Suppose there is a function $f:A\to B$ where $A,\,B\subseteq\mathbb{R}$, is there any example for this function being NOT Borel function?
Well the question came up to be when I was reading the probability theory and it states that the two random variable is independent if and only if $\mathbb{E}[f(X)g(Y)] = \mathbb{E}[f(X)]\,\mathbb{E}[g(Y)]$ for any $f,\,g$ being Borel function. This is not hard to proof but I cannot think of any function that is not Borel when the function takes real value and also provides real value. Any comment is extremely welcomed :)

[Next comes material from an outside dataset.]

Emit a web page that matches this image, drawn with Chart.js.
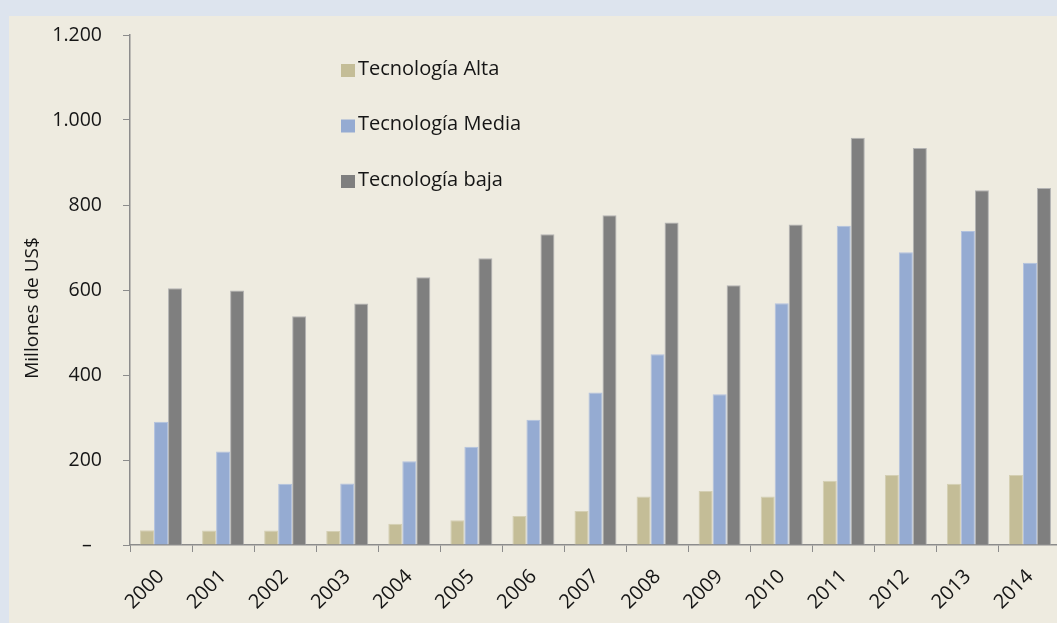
<!DOCTYPE html>
<html><head><meta charset="utf-8">
<script src="https://cdn.jsdelivr.net/npm/chart.js@4.4.0/dist/chart.umd.min.js"></script>
<style>
html,body{margin:0;padding:0;width:1057px;height:623px;overflow:hidden;background:#dde4ee;}
#panel{position:absolute;left:9px;top:16px;width:1048px;height:607px;background:#eeebe0;}
#wrap{position:absolute;left:0;top:0;width:1070px;height:623px;}
canvas{display:block;}
</style></head><body>
<div id="panel"></div>
<div id="wrap"><canvas id="c" width="1070" height="623" style="width:1070px;height:623px"></canvas></div>
<script>
const years = ['2000','2001','2002','2003','2004','2005','2006','2007','2008','2009','2010','2011','2012','2013','2014'];
const altaValues  = [35, 34, 34, 33, 50, 58, 68, 80, 114, 127, 114, 151, 165, 144, 165];
const mediaValues = [290, 220, 144, 145, 197, 231, 295, 359, 449, 355, 569, 751, 689, 739, 664];
const bajaValues  = [604, 599, 538, 568, 630, 675, 731, 776, 759, 611, 754, 958, 934, 835, 840];
const seriesNames = ['Tecnología Alta', 'Tecnología Media', 'Tecnología baja'];
const yTitle = 'Millones de US$';

const FONT = "'Open Sans', 'DejaVu Sans', sans-serif";
const TXT = '#151515';
const AXIS = '#8c8c8c';

const fmt = v => v === 0 ? '–  ' : String(v).replace(/\B(?=(\d{3})+(?!\d))/g, '.');

const yTitlePlugin = {
  id: 'yTitle',
  afterDraw(chart) {
    const ctx = chart.ctx;
    ctx.save();
    ctx.translate(33, 308);
    ctx.rotate(-Math.PI / 2);
    ctx.font = "19px " + FONT;
    ctx.fillStyle = TXT;
    ctx.textAlign = 'center';
    ctx.textBaseline = 'middle';
    ctx.fillText(yTitle, 0, 0);
    ctx.restore();
  }
};

const legendPlugin = {
  id: 'insideLegend',
  afterDraw(chart) {
    const ctx = chart.ctx;
    ctx.save();
    chart.data.datasets.forEach((ds, i) => {
      const top = 64 + 55.5 * i;
      ctx.fillStyle = ds.backgroundColor;
      ctx.fillRect(341, top, 14, 13);
      ctx.font = "20px " + FONT;
      ctx.fillStyle = TXT;
      ctx.textAlign = 'left';
      ctx.textBaseline = 'alphabetic';
      ctx.fillText(ds.label, 358, top + 10.5);
    });
    ctx.restore();
  }
};

new Chart(document.getElementById('c'), {
  type: 'bar',
  data: {
    labels: years,
    datasets: [
      { label: seriesNames[0], data: altaValues,  backgroundColor: '#c4bd97', borderColor: '#d4cfb3', borderWidth: 1 },
      { label: seriesNames[1], data: mediaValues, backgroundColor: '#95abd2', borderColor: '#b3c2de', borderWidth: 1 },
      { label: seriesNames[2], data: bajaValues,  backgroundColor: '#7f7f7f', borderColor: '#b3b3b3', borderWidth: 1 }
    ]
  },
  options: {
    responsive: false,
    animation: false,
    devicePixelRatio: 1,
    layout: { padding: { left: 0, top: 35, right: 9, bottom: 0 } },
    datasets: { bar: { categoryPercentage: 0.677, barPercentage: 1 } },
    plugins: { legend: { display: false }, tooltip: { enabled: false } },
    scales: {
      x: {
        grid: { offset: true, drawOnChartArea: false, tickLength: 7, color: AXIS, lineWidth: 1 },
        border: { color: AXIS, width: 1.5 },
        ticks: { minRotation: 45, maxRotation: 45, autoSkip: false, padding: 13, color: TXT, font: { family: FONT, size: 20 } },
        afterFit(s) { s.height = 78; }
      },
      y: {
        min: 0, max: 1200,
        grid: { drawOnChartArea: false, tickLength: 7, color: AXIS, lineWidth: 1 },
        border: { color: AXIS, width: 1.5 },
        ticks: { stepSize: 200, padding: 21, color: TXT, font: { family: FONT, size: 19.5 }, callback: v => fmt(v) },
        afterFit(s) { s.width = 130; }
      }
    }
  },
  plugins: [yTitlePlugin, legendPlugin]
});
</script>
</body></html>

A couple of silly examples, using a well-ordering of the reals:
There are only $\mathfrak c$ Borel functions whose domain and range are contained in $\mathbb R$ (because Borel functions have Borel graphs, and there are only $\mathfrak c$ Borel subsets of $\mathbb R^2$). List them as $(f_\alpha\mid \alpha<\mathfrak c)$, list $\mathbb R$ as $(x_\alpha\mid\alpha<\mathfrak c)$, and, for each $\alpha<\mathfrak c$, define $f(x_\alpha)=0$ or $1$, whichever is different from $f_\alpha(x_\alpha)$ (including the possibility that $x_\alpha$ is not in the domain of $f_\alpha$). In this example, $f$ only takes the values $0$ and $1$, so it is the characteristic function of a (necessarily, non-Borel) set.
We can also produce an injective example, by letting $f(x_\alpha)=x_\beta$, where $\beta$ is least such that $x_\beta\notin\{f_\alpha(x_\alpha)\}\cup\{f(x_\tau)\mid \tau<\alpha\}$. Since at each stage only fewer than $\mathfrak c$ values have been excluded, $x_\beta$ is defined.